A senior Pakistan military official said late Tuesday that 90 of an estimated 135 U.S. trainers have left the country, the latest setback in the deeply troubled relationship between the United States and Pakistan's military following the May 2 U.S. raid that killed al-Qaida leader Osama bin laden.
The 90 Americans had been training the Frontier Corps, a paramilitary force made up mostly of tribesmen from the frontier areas, according to the military official, who asked not to be named in accordance with military practice.
The Frontier Corps is Pakistan's front line force against militants in the tribal regions. The U.S. military personnel were teaching members of the force to become trainers.
The U.S. has confirmed it is reducing the number of its military personnel in Pakistan but has not given an exact figure.
"We have reassessed our requirements and sent 90 people home," said the Pakistani military official. Other Americans have also been ordered to leave Pakistan, but the official would not elaborate or provide details.
"Where essential elements are required we are keeping them. In very critical areas of maintenance and technical capability, where we do not have the qualified people then we are keeping them," he said. "But otherwise they are being asked to leave."
Washington's relationship with Pakistan has been shaky for months.
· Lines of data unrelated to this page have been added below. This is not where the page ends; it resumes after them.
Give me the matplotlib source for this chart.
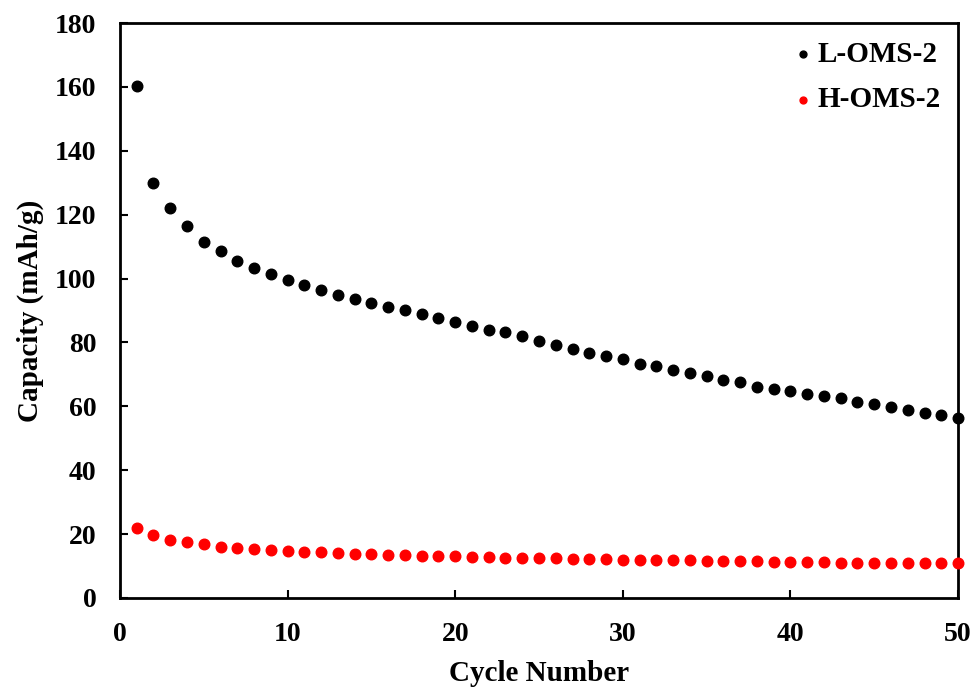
import matplotlib
matplotlib.use("Agg")
import matplotlib.pyplot as plt

cycles = list(range(1, 51))
l_oms2 = [160.2, 129.9, 122.1, 116.3, 111.6, 108.7, 105.5, 103.2, 101.5, 99.4,
          98.1, 96.5, 94.9, 93.6, 92.4, 91.0, 90.0, 89.0, 87.7, 86.5,
          85.1, 84.0, 83.2, 82.0, 80.3, 79.1, 77.8, 76.6, 75.9, 74.9,
          73.3, 72.5, 71.5, 70.5, 69.5, 68.3, 67.6, 66.0, 65.4, 64.8,
          63.75, 63.3, 62.6, 61.4, 60.7, 59.7, 58.75, 57.9, 57.4, 56.2]
h_oms2 = [21.9, 19.7, 18.0, 17.4, 16.8, 16.0, 15.7, 15.4, 15.1, 14.8,
          14.5, 14.5, 14.2, 13.9, 13.9, 13.6, 13.6, 13.2, 13.2, 13.2,
          12.9, 12.9, 12.6, 12.6, 12.6, 12.6, 12.3, 12.3, 12.3, 12.0,
          12.0, 12.0, 12.0, 12.0, 11.7, 11.7, 11.7, 11.7, 11.4, 11.4,
          11.4, 11.4, 11.1, 11.1, 11.1, 11.1, 11.1, 10.8, 10.8, 10.8]
x_ticks = [0, 10, 20, 30, 40, 50]
y_ticks = [0, 20, 40, 60, 80, 100, 120, 140, 160, 180]

plt.rcParams['font.family'] = ['Liberation Serif', 'DejaVu Serif']
plt.rcParams['font.weight'] = 'bold'

fig = plt.figure(figsize=(9.77, 6.89), dpi=100)
ax = fig.add_axes([0.1228, 0.1321, 0.9806 - 0.1228, 0.9666 - 0.1321])

ax.scatter(cycles, l_oms2, s=58, color='black', label='L-OMS-2', zorder=3, clip_on=False)
ax.scatter(cycles, h_oms2, s=58, color='#ff0000', label='H-OMS-2', zorder=3, clip_on=False)

ax.set_xlim(0, 50)
ax.set_ylim(0, 180)
ax.set_xticks(x_ticks)
ax.set_yticks(y_ticks)
ax.tick_params(direction='in', length=6, width=1.5, labelsize=20, pad=17)
for lbl in ax.get_xticklabels() + ax.get_yticklabels():
    lbl.set_fontweight('bold')
for sp in ax.spines.values():
    sp.set_linewidth(2)

ax.set_xlabel('Cycle Number', fontsize=21, fontweight='bold', labelpad=10)
ax.set_ylabel('Capacity (mAh/g)', fontsize=21, fontweight='bold', labelpad=8)

leg = ax.legend(loc='upper right', frameon=False, markerscale=0.65,
                handletextpad=0.05, handlelength=0.9, labelspacing=0.65,
                borderaxespad=0.2, prop={'weight': 'bold', 'size': 21})

fig.savefig('out.png', dpi=100)
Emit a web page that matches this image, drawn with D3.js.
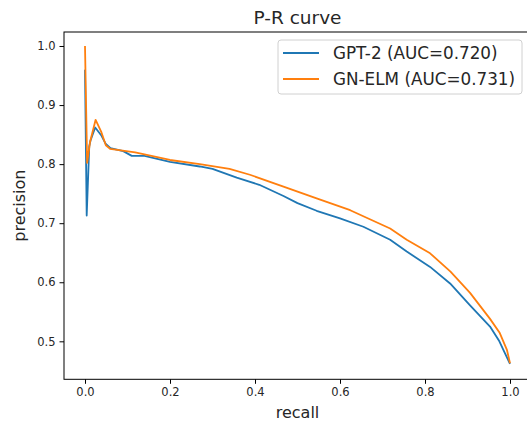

Pakistan first requested a withdrawal of U.S. forces after the arrest and detention in January of CIA security contractor Raymond Davis, the official and Western diplomats have said.
Davis was arrested for the shooting deaths of two Pakistani men, who he said were trying to rob him. He was eventually released in March after the dead men's relatives agreed to accept blood money under Islamic tradition.
The bin Laden raid worsened relations and escalated the drawdown of U.S. personnel in Pakistan.